A remarkably stable picture of the housing market has come from the Department of Communities and Local Government.
It came 24 hours after the Royal Institute of Chartered Surveyors had reported a balance of 92.9 per cent of its members saying house prices were falling and the weakest level of activity for 30 years.
The DCLG said that although average house prices fell by one per cent in the three months to April, they were still showing a year-on-year increase of 4.9 per cent.
The West Midlands saw a smaller annual increase – just 1.9 per cent – than any other region except the East Midlands with 1.2 per cent.
Between March and April the strongest increase was in the average price for terraced houses. They rose by 1.3 per cent, the DCLG said, while both semi-detached and detached homes went 0.8 per cent higher.
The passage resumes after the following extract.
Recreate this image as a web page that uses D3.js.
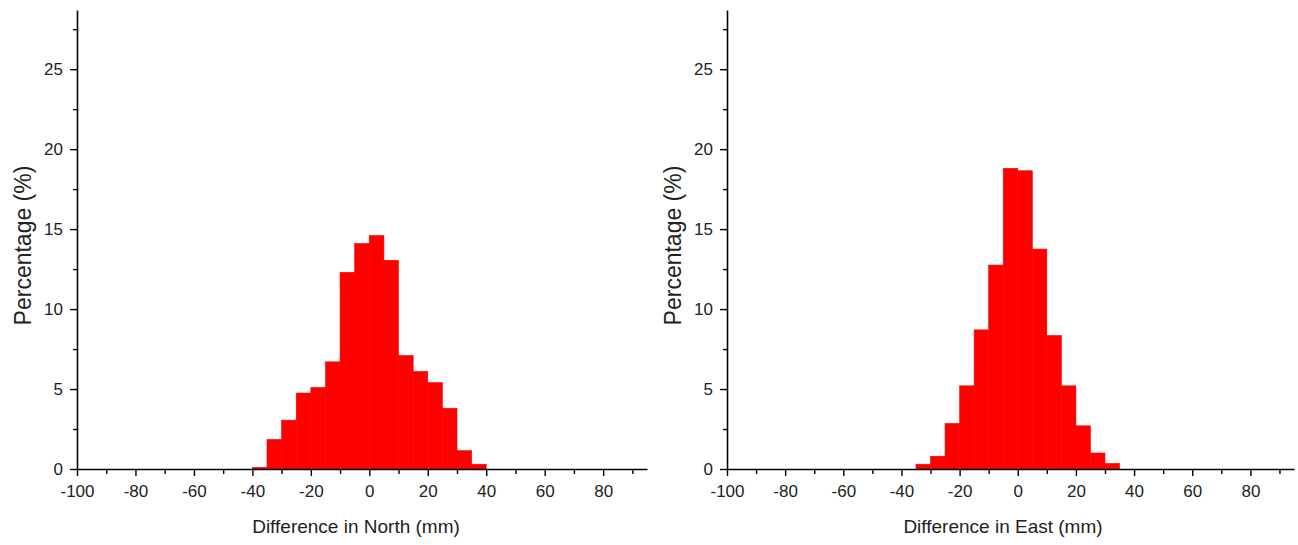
<!DOCTYPE html>
<html>
<head>
<meta charset="utf-8">
<script src="https://cdn.jsdelivr.net/npm/d3@7"></script>
<style>
  body { margin: 0; background: #fff; }
  svg { display: block; font-family: "Liberation Sans", Arial, sans-serif; }
  .tick text { font-size: 17px; fill: #222; }
</style>
</head>
<body>
<svg id="chart" width="1298" height="545"></svg>
<script>
// bin edges (mm), 5 mm wide
const northBins = [-40, -35, -30, -25, -20, -15, -10, -5, 0, 5, 10, 15, 20, 25, 30, 35];
const northPct  = [0.1, 1.85, 3.05, 4.75, 5.1, 6.7, 12.3, 14.1, 14.6, 13.05, 7.1, 6.1, 5.4, 3.8, 1.15, 0.3];

const eastBins = [-35, -30, -25, -20, -15, -10, -5, 0, 5, 10, 15, 20, 25, 30];
const eastPct  = [0.3, 0.8, 2.85, 5.2, 8.7, 12.75, 18.8, 18.65, 13.75, 8.35, 5.2, 2.7, 1.0, 0.35];

const binWidth = 5;
const xTicks = [-100, -80, -60, -40, -20, 0, 20, 40, 60, 80];
const yTicks = [0, 5, 10, 15, 20, 25];

const svg = d3.select('#chart');
const plain = d => String(d);   // keep the ascii hyphen like the original

function panel(opts) {
  const { left, right, top, bottom, bins, values, xLabel, xLabelX } = opts;

  const x = d3.scaleLinear().domain([-100, 95]).range([left, right]);
  const y = d3.scaleLinear().domain([0, 28.7]).range([bottom, top]);

  const g = svg.append('g');

  // bars
  g.selectAll('rect')
    .data(bins.map((b, i) => ({ x0: b, v: values[i] })))
    .enter()
    .append('rect')
    .attr('x', d => x(d.x0))
    .attr('width', d => x(d.x0 + binWidth) - x(d.x0))
    .attr('y', d => y(d.v))
    .attr('height', d => y(0) - y(d.v))
    .attr('fill', '#ff0000')
    .attr('stroke', '#ff0000')
    .attr('stroke-width', 0.6);

  // minor ticks first, then major on top
  g.append('g')
    .attr('transform', `translate(0,${bottom})`)
    .call(d3.axisBottom(x).tickValues(d3.range(-90, 95, 20)).tickSize(5).tickFormat(''))
    .call(a => a.select('.domain').remove())
    .call(a => a.selectAll('line').attr('stroke-width', 1.4));

  g.append('g')
    .attr('transform', `translate(${left},0)`)
    .call(d3.axisLeft(y).tickValues(d3.range(2.5, 28, 5)).tickSize(4).tickFormat(''))
    .call(a => a.select('.domain').remove())
    .call(a => a.selectAll('line').attr('stroke-width', 1.4));

  g.append('g')
    .attr('transform', `translate(0,${bottom})`)
    .call(d3.axisBottom(x).tickValues(xTicks).tickFormat(plain).tickSize(7).tickSizeOuter(0).tickPadding(9))
    .call(a => a.select('.domain').attr('stroke-width', 1.6))
    .call(a => a.selectAll('line').attr('stroke-width', 1.4));

  g.append('g')
    .attr('transform', `translate(${left},0)`)
    .call(d3.axisLeft(y).tickValues(yTicks).tickFormat(plain).tickSize(7).tickSizeOuter(0).tickPadding(7))
    .call(a => a.select('.domain').attr('stroke-width', 1.6))
    .call(a => a.selectAll('line').attr('stroke-width', 1.4));

  g.append('text')
    .attr('x', xLabelX)
    .attr('y', 533)
    .attr('text-anchor', 'middle')
    .attr('font-size', 19)
    .attr('fill', '#222')
    .text(xLabel);

  g.append('text')
    .attr('transform', `translate(${left - 46},${(top + bottom) / 2 + 6}) rotate(-90)`)
    .attr('text-anchor', 'middle')
    .attr('font-size', 23)
    .attr('fill', '#222')
    .text('Percentage (%)');
}

panel({ left: 77, right: 647, top: 10, bottom: 469,
        bins: northBins, values: northPct,
        xLabel: 'Difference in North (mm)', xLabelX: 356 });

panel({ left: 727, right: 1294, top: 10, bottom: 469,
        bins: eastBins, values: eastPct,
        xLabel: 'Difference in East (mm)', xLabelX: 1003 });
</script>
</body>
</html>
This was partly offset by a 0.3 per cent dip in the average price for flats.
These findings contrast with those from both Halifax and Nationwide, which recorded fall of 3.8 per cent and 4.4per cent for the 12 months to May and drops of 2.4 per cent and 2.5 per cent in the latest month.
But the DCLC numbers are for April and based on mortgage completions, so lag behind those from the big lenders.
A DCLG spokesman commented “When looking at trends in the market, it is important to remember that UK house price are 44 per cent higher than five years ago.
“The current issue affecting the market is fundamentally about the supply of credit – a very different situation to the early ‘90s, which was about high interest rates and unemployment.
“The long-term demand for housing remains high and the fundamentals of the economy are sound with low unemployment and low interest rates.”
Howard Archer, UK economist at the consultants Global Insight refused to be reassured, describing the tone of the RICS survey as “very weak”.
“Potential house buyers now have to provide higher deposit levels, which is a major problem for first-time buyers,” he said. “Very weak sentiment over the housing market heightens the risk that house prices will fall sharply over the next couple of years, while unemployment is now starting to rise, which could lead to more people having to sell for distressed reasons.
“Finally, growing speculation that the Bank of England’s ultimate next move could be to raise interest rates rather than lower them is bound to weigh down on the housing market.”
Global Insight now expects house prices to fall by 12 per cent his year, then by another 12 per cent in 2009 – with “significant downside rises to this forecast, particularly if the Bank of England does end up raising interest rates”.
Meanwhile, Chris Wood, vice president of the National Association of Estate Agents, has called on the Government to intervene in the mortgage market to help kick start property sales.
He said: “Undoubtedly, the reduction in mortgage availability has had a huge knock-on effect, and both consumers and the industry need assistance from the Government and relevant bodies to help relieve these current restrictions on the mortgage market.
“If the shackles can be removed then the flow of buyers can start to move once again.”
His call came as Chancellor Alistair Darling and Housing Minister Caroline Flint held one of their regular meetings with mortgage lenders.
The Treasury declined to comment on exactly what was being discussed but said it was part of the Government’s ongoing work to see what steps could be taken to help borrowers who got into difficulties.